お詫びは誠意を示すに尽きる。そのためには礼儀正しさが相手に伝わる服装が不可欠。

まず、チャコールグレーのスーツに白いシャツを基調とする。もちろん光沢のあるスーツや柄物の派手なネクタイはNG。シャツとパンツにはしっかりとアイロンをかけ、黒い靴とともに礼儀を表す。

一見、冠婚葬祭にも通用しそうだが、黒ずくめはかえって相手の気を悪くするとポージングディレクターの中井信之氏は言う。

「喪服のようになってしまっては、二度と会いたくないという格好です。要は、謝って仲直りしたいわけですから、礼を重んじながらも、いきすぎないことが大事です」

この日ばかりは、時計やアクセサリーにも細心の注意を配りたい。豪華な時計や、女性の揺れるほど大きなイヤリングなどは、相手の怒りの炎に油を注ぎかねない。時計もアクセサリーも、質素なものが好ましい。

マナーで気をつけたいのが、出されたお茶に決して口をつけないことだ。「お詫びに行くとずいぶんと待たされるケースもあります。謝る前の緊張感から目の前にお茶が出されると、つい手が出てしまいそうですが、後から謝罪の相手が入室したとき、空の茶碗を見たら、こいつ本当に反省しているのかと思われてしまいます。手をつけないのが賢明でしょう」(中井氏)

謝るときの基本姿勢は、背を丸めて小さくなること。みじめさを醸し出すのだ。背筋を伸ばした姿勢からビシッと頭を下げて潔く謝るよりも効き目があると中井氏。
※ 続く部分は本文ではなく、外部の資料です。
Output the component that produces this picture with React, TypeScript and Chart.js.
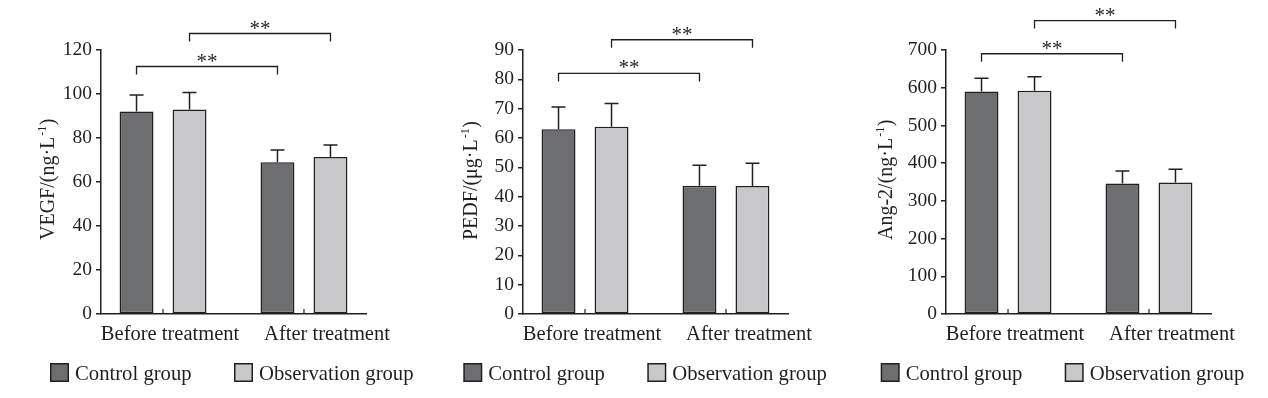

「欧米人は罪の文化、日本人は恥の文化。謝ることが恥ずかしいという感情を見せたほうがすんなりと受け入れられるのです」

お詫びの訪問で難しいのが手土産の持参だ。謝罪の気持ちを込めたいが、かといって、モノで釣るのかと思われると逆効果。

日本バトラー&コンシェルジュの代表で、『世界No.1執事が教える“信頼の法則”』の著書がある新井直之氏はこうアドバイスする。

「私がお仕えしている大富豪のみなさまも、謝罪の手土産には気をつけています。最初のお詫びのときには持参せず、和解が成立したときにお渡しするのが一般的です」

くれぐれも渡すタイミングは間違えないようにしたい。

また、品選びも慎重に行いたい。「大富豪がお詫びの手土産に選ぶのは、重さを感じる消えもの(食品)です。自分がどれだけ重い気持ちで謝罪したかという思いを、相手に伝えたいからです」(新井氏)

具体的には、老舗の羊羹やあんみつ、ゼリー、あるいは高級メロンなどだ。逆に、お煎餅やクッキーなど目方の軽いものは、やはり謝罪の気持ちも軽いのではないかと疑われてしまうので、お詫びの手土産にはふさわしくない。

包み紙にも注意が必要。最大限の配慮の気持ちを表したいのだから、名店や百貨店の包装紙であるべきだ。間違っても、キオスクやコンビニで調達しないように。